Dude behind me was out like a light.

As you might imagine, it took every ounce of self-restraint I had not to swivel around and fix the offender with my patented Stare of Damnation, but even I recognized the futility of this measure, considering the fact that he was asleep.

I briefly contemplated whipping out the Snickers bar the P-Dawg always makes sure I have stashed in my purse in case of a hunger induced freakout scenario and loudly crackling the wrapper directly in front of the snorer’s face.

Oh, who am I kidding? I wanted to use that Snicker’s bar as a projectile weapon.
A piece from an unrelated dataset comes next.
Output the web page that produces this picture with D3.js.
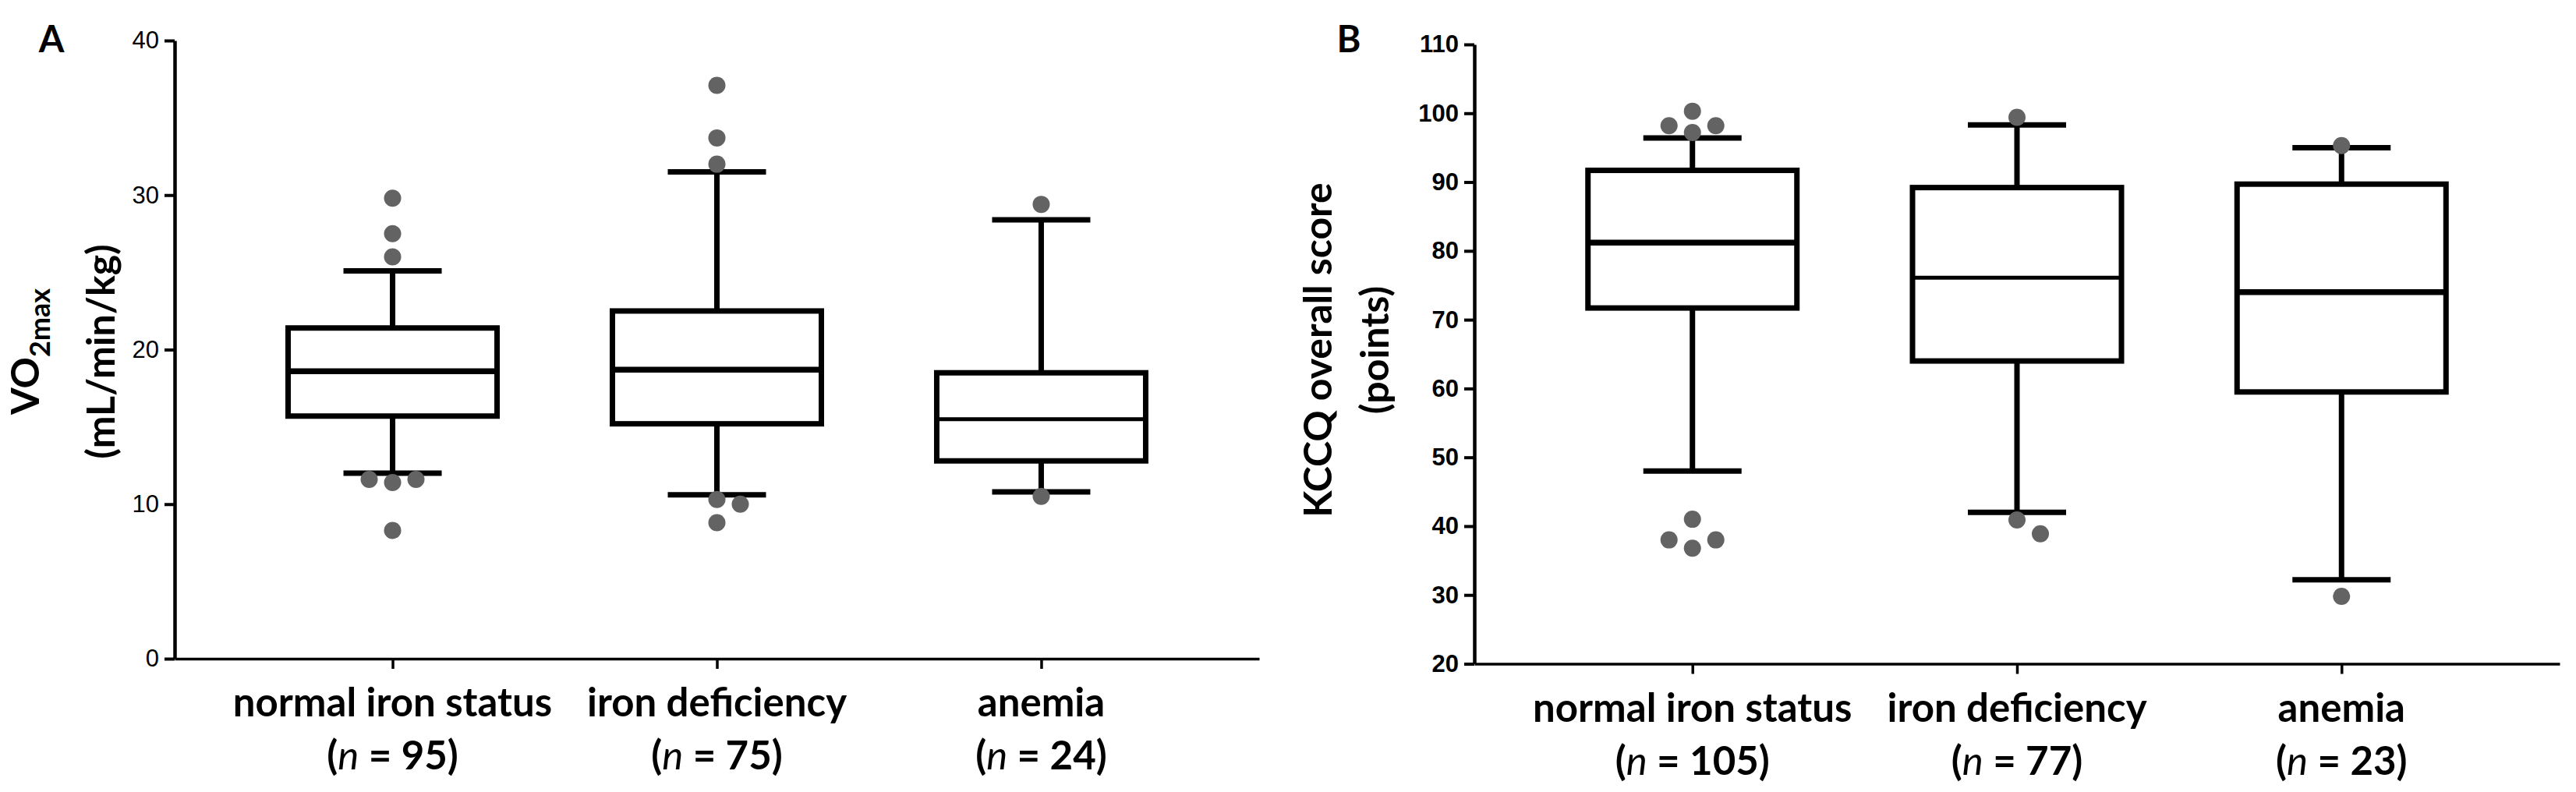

But I decided against it, concluding that the action might only serve to draw more attention to me than to the crisis at hand.

There was a lady in the row in front of me who did turn completely around in her seat and scowled mightily at my neighbor for a very commendable minute or two. This was, of course, to no avail.

I gave her the look of solidarity that is recognizable to all PAPSSS (People Against Public Snoring, Snorting and Snuffling).

The snoring was nearly drowned out during the louder parts of the performance, but irritatingly consistent in rhythm and meter during the more subdued portions. And, of course, the occasional Holy frijoles, was I asleep? snort that would only briefly jolt my enemy from slumber practically sent me through the roof every single time it occurred.

I did manage to enjoy the concert when I wasn’t busy counting to ten in my head, biting my tongue, and jamming the stiletto heel of my right shoe into the tender flesh of the top of my left foot, a measure I often take to prevent myself from speaking out of turn or generally going berserk.

As soon as the finale concluded, the audience rose in one great wave for a standing ovation.

Guess who was practically falling over with the zealousness of his applause? Repeatedly shouting BRAVO! until he turned blue in the face, and generally acting like the exact opposite of a person who just spent the last hour and a half drooling on his own collar?

Mr. Sleepypants himself.

Even the P-dog noted, “What is that guy so excited about? He was asleep for the whole damn show.”

I gave him the Death Stare on my way out, but he was quite unaffected.